To our knowledge, little work has been done to estimate the power of regression models for detecting incremental predictive accuracy in comparison to the power of corresponding tests for the AUCs. We conducted a simulation study in which the two predictors, X and X*, were generated as standard normal variables with varying levels of predictive strength, represented by means that differed depending on the binary outcome Y. The difference in means between Y = 1 and Y = 0 for X and X* are represented by μ and μ*respectively and were varied between 0 (i.e. the null) and 0.3. X and X* were generated both independently (i.e. with a correlation of ρ = 0.0) and for the correlations ρ = 0.1, ρ = 0.3 and ρ = 0.5. The data sets were analyzed using logistic regression, and likelihood ratio and Wald tests for the incremental contribution of X* were performed. The patient-specific predictors for each of the models were then used as data for a test comparing the two AUCs, using the popular area test proposed by Delong et al. [8
]. The algorithm used for the simulation is provided in the Appendix. The results for a study with n=500 and an outcome prevalence of 0.5 are presented in Table . The first set of rows represent test size, i.e. the setting in which X
* contributes no incremental predictive accuracy (represented by μ*=0). Here we see that both the likelihood ratio and Wald test have test size close to the nominal 5%. By contrast the DeLong test of the AUCs is exceptionally conservative, with a test size far below nominal. Power comparisons in the rest of the table show that the likelihood ratio test and the Wald test have similar power but both are far superior to the AUC test.
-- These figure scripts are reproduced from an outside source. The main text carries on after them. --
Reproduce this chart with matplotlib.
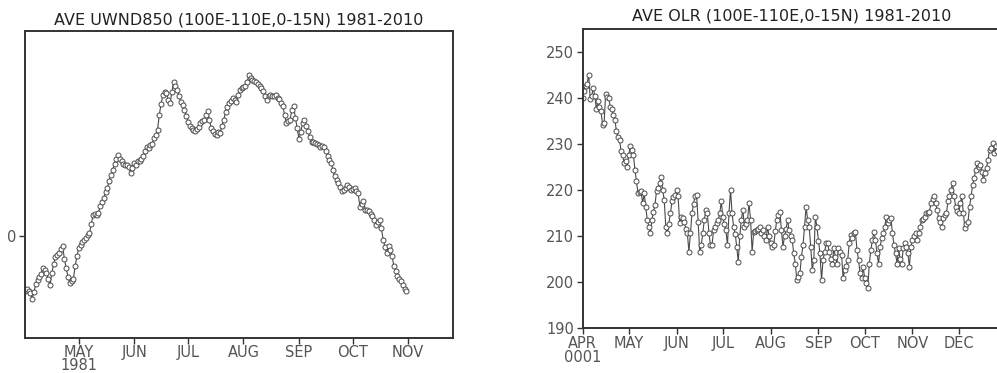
"""
plot.py

Two GrADS-style daily time series panels:
left  - 850 hPa zonal wind, area mean 100E-110E, 0-15N
right - OLR, same box, climatology 1981-2010
"""

import numpy as np
import pandas as pd

import matplotlib
matplotlib.use("Agg")
import matplotlib.pyplot as plt


# ---- data (one value per day) ----

UWND_START = "1981-04-01"
UWND = [
    -1.09, -1.04, -1.08, -1.12, -1.23, -1.10, -0.95, -0.86, -0.80, -0.74,
    -0.63, -0.68, -0.73, -0.85, -0.96, -0.73, -0.55, -0.42, -0.38, -0.33,
    -0.27, -0.21, -0.45, -0.64, -0.80, -0.92, -0.88, -0.85, -0.60, -0.40,
    -0.25, -0.18, -0.13, -0.08, -0.05, 0.01, 0.05, 0.22, 0.40, 0.43,
    0.41, 0.45, 0.58, 0.66, 0.74, 0.85, 0.93, 1.07, 1.18, 1.29,
    1.40, 1.50, 1.58, 1.50, 1.45, 1.40, 1.38, 1.39, 1.35, 1.22,
    1.33, 1.42, 1.38, 1.45, 1.45, 1.50, 1.56, 1.66, 1.74, 1.71,
    1.78, 1.80, 1.90, 1.96, 2.07, 2.36, 2.58, 2.75, 2.80, 2.78,
    2.66, 2.59, 2.80, 3.01, 2.92, 2.85, 2.72, 2.62, 2.55, 2.46,
    2.34, 2.23, 2.15, 2.10, 2.06, 2.04, 2.08, 2.12, 2.20, 2.25,
    2.27, 2.35, 2.43, 2.27, 2.10, 2.04, 1.99, 1.97, 2.02, 2.01,
    2.15, 2.26, 2.42, 2.52, 2.59, 2.63, 2.69, 2.66, 2.62, 2.75,
    2.85, 2.88, 2.90, 2.93, 3.00, 3.14, 3.08, 3.05, 3.02, 3.00,
    2.97, 2.93, 2.88, 2.82, 2.72, 2.66, 2.72, 2.75, 2.73, 2.72,
    2.74, 2.70, 2.68, 2.60, 2.53, 2.35, 2.20, 2.24, 2.27, 2.45,
    2.53, 2.30, 2.10, 1.88, 2.02, 2.20, 2.27, 2.15, 2.04, 1.92,
    1.84, 1.83, 1.81, 1.80, 1.77, 1.74, 1.75, 1.74, 1.65, 1.55,
    1.48, 1.42, 1.28, 1.16, 1.08, 1.03, 0.95, 0.87, 0.89, 0.94,
    1.00, 0.95, 0.90, 0.92, 0.93, 0.88, 0.83, 0.57, 0.62, 0.67,
    0.51, 0.50, 0.48, 0.43, 0.38, 0.30, 0.21, 0.26, 0.31, 0.15,
    -0.08, -0.22, -0.34, -0.21, -0.28, -0.40, -0.60, -0.70, -0.79, -0.84,
    -0.89, -0.97, -1.05, -1.09,
]
UWND_TICK_LABELS = ["MAY\n1981", "JUN", "JUL", "AUG", "SEP", "OCT", "NOV"]
UWND_YTICKS = [0]

# GrADS climatology year 0001 has the same month lengths as 2001
OLR_START = "2001-04-01"
OLR = [
    240.0, 241.5, 242.6, 243.0, 245.1, 239.7, 240.5, 242.2, 240.4, 237.5,
    239.3, 238.0, 237.1, 234.2, 234.6, 240.8, 240.2, 240.0, 238.0, 237.5,
    236.4, 235.3, 232.8, 231.5, 230.9, 228.5, 227.7, 225.9, 226.3, 225.1,
    227.7, 229.5, 228.6, 227.7, 224.4, 221.9, 219.3, 219.5, 219.7, 217.1,
    219.3, 216.4, 213.5, 212.0, 210.6, 213.5, 215.2, 216.8, 219.7, 220.5,
    221.5, 222.9, 220.0, 217.9, 212.0, 210.6, 212.7, 214.9, 217.5, 218.4,
    219.0, 220.0, 218.6, 212.8, 214.2, 214.0, 213.1, 211.5, 210.6, 206.6,
    210.6, 214.9, 217.0, 218.6, 218.9, 213.1, 206.6, 208.0, 210.6, 213.5,
    215.7, 214.9, 210.6, 208.0, 208.0, 211.3, 212.0, 212.8, 213.5, 214.9,
    217.5, 214.2, 212.5, 211.3, 208.0, 215.0, 220.0, 214.9, 212.0, 210.5,
    207.7, 204.4, 210.0, 213.5, 215.7, 212.0, 212.5, 213.5, 217.1, 213.5,
    206.6, 210.9, 211.0, 211.3, 211.5, 212.0, 210.6, 211.3, 210.0, 209.1,
    212.0, 209.9, 208.5, 207.7, 208.0, 211.0, 213.5, 214.5, 215.3, 211.3,
    207.7, 209.9, 211.5, 213.5, 211.3, 210.0, 209.1, 206.2, 204.0, 200.4,
    201.0, 201.9, 205.5, 208.0, 212.0, 216.4, 213.5, 212.0, 207.7, 202.6,
    204.8, 214.2, 212.0, 209.0, 206.2, 200.4, 204.8, 206.5, 208.4, 208.4,
    206.5, 205.1, 204.0, 207.3, 205.5, 204.0, 207.3, 206.5, 205.9, 200.8,
    202.6, 203.5, 204.8, 208.5, 210.2, 209.5, 210.6, 210.9, 207.0, 204.8,
    201.9, 200.8, 203.3, 200.8, 199.7, 198.6, 204.0, 207.0, 209.1, 210.9,
    209.1, 206.2, 204.0, 207.7, 209.5, 210.6, 212.0, 214.2, 212.8, 213.5,
    213.9, 210.6, 208.0, 206.2, 204.0, 207.3, 205.0, 204.0, 207.3, 208.4,
    207.5, 206.2, 203.3, 207.7, 209.1, 210.0, 210.6, 209.1, 210.6, 212.0,
    213.5, 213.8, 214.2, 214.9, 215.0, 215.3, 217.1, 218.0, 218.6, 217.1,
    215.6, 213.9, 213.0, 212.0, 213.9, 214.5, 214.9, 217.5, 218.6, 220.0,
    221.5, 218.6, 216.4, 215.5, 214.9, 217.1, 218.6, 214.9, 211.7, 212.5,
    213.1, 216.4, 218.6, 221.1, 222.6, 224.4, 225.9, 225.1, 225.5, 224.0,
    222.2, 223.7, 224.8, 226.6, 228.8, 229.1, 230.2, 228.0, 229.5, 228.5,
    229.8,
]
OLR_TICK_LABELS = ["APR\n0001", "MAY", "JUN", "JUL", "AUG", "SEP", "OCT", "NOV", "DEC"]
OLR_YTICKS = [190, 200, 210, 220, 230, 240, 250]

LINE_COLOR = "#4a4a4a"
TEXT_COLOR = "#555555"
W, H = 997, 373


def month_ticks(start, first, count):
    """day offsets (from start) of the first day of `count` months"""
    start = pd.Timestamp(start)
    months = pd.date_range(first, periods=count, freq="MS")
    return [(m - start).days for m in months]


def style_axes(ax):
    for side in ax.spines.values():
        side.set_linewidth(1.4)
        side.set_color("#333333")
    ax.tick_params(direction="out", length=4, width=1.0, color="#333333",
                   labelsize=10.5, labelcolor=TEXT_COLOR, pad=2)


def draw_series(ax, values):
    days = np.arange(len(values))
    ax.plot(days, values, color=LINE_COLOR, lw=0.8, marker="o", ms=3.6,
            mfc="white", mec=LINE_COLOR, mew=0.7)


def main() -> None:
    fig = plt.figure(figsize=(W / 100, H / 100), dpi=100)
    fig.patch.set_facecolor("white")

    # left panel: U850
    ax1 = fig.add_axes([25 / W, (H - 338) / H, 428 / W, 307 / H])
    draw_series(ax1, UWND)
    ax1.set_xlim(0, 239)
    ax1.set_ylim(-2, 4)
    ax1.set_xticks(month_ticks(UWND_START, "1981-05-01", len(UWND_TICK_LABELS)))
    ax1.set_xticklabels(UWND_TICK_LABELS, linespacing=0.82)
    ax1.set_yticks(UWND_YTICKS)
    ax1.set_yticklabels([str(v) for v in UWND_YTICKS])
    style_axes(ax1)
    ax1.tick_params(axis="x", pad=1)
    ax1.set_title("AVE UWND850 (100E-110E,0-15N) 1981-2010",
                  fontsize=11.5, color="#222222", pad=5)

    # right panel: OLR, runs past the right edge of the picture
    px_per_day = 1.542
    span = 300
    ax2 = fig.add_axes([582.5 / W, (H - 328) / H, span * px_per_day / W, 299 / H])
    draw_series(ax2, OLR)
    ax2.set_xlim(0, span)
    ax2.set_ylim(190, 255)
    ax2.set_xticks(month_ticks(OLR_START, "2001-04-01", len(OLR_TICK_LABELS)))
    ax2.set_xticklabels(OLR_TICK_LABELS, linespacing=0.9)
    ax2.set_yticks(OLR_YTICKS)
    style_axes(ax2)
    # title centred on the visible part of the panel
    ax2.text((792 - 582.5) / (span * px_per_day), 1.02,
             "AVE OLR (100E-110E,0-15N) 1981-2010",
             transform=ax2.transAxes, ha="center", va="bottom",
             fontsize=11.5, color="#222222")

    fig.savefig("out.png", dpi=100, facecolor="white")
    plt.close(fig)


if __name__ == "__main__":
    main()
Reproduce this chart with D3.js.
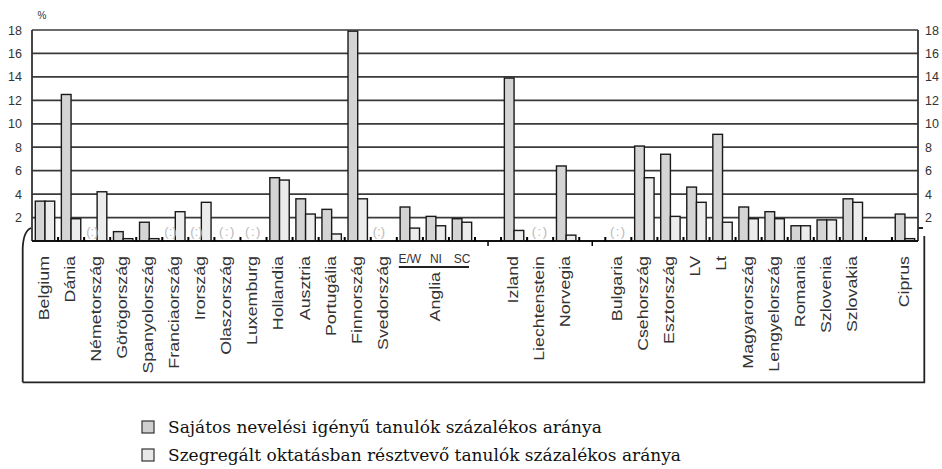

Further, the likelihood and Wald tests are largely unaffected by the underlying strength of the baseline predictive model (represented by μ), while the power of the area test diminishes as the underlying AUC increases (again represented by μ). Power for all tests increases with greater correlation between μ and μ*.
Simulation results for n=500, prevalence at 20%.
We repeated our analyses varying the prevalence (0.2 and 0.05) and sample size (n=100). Our results were essentially unaffected. Lowering the sample size or prevalence reduced power for all analyses, but the Wald and likelihood ratio tests always had far superior power to the AUC test.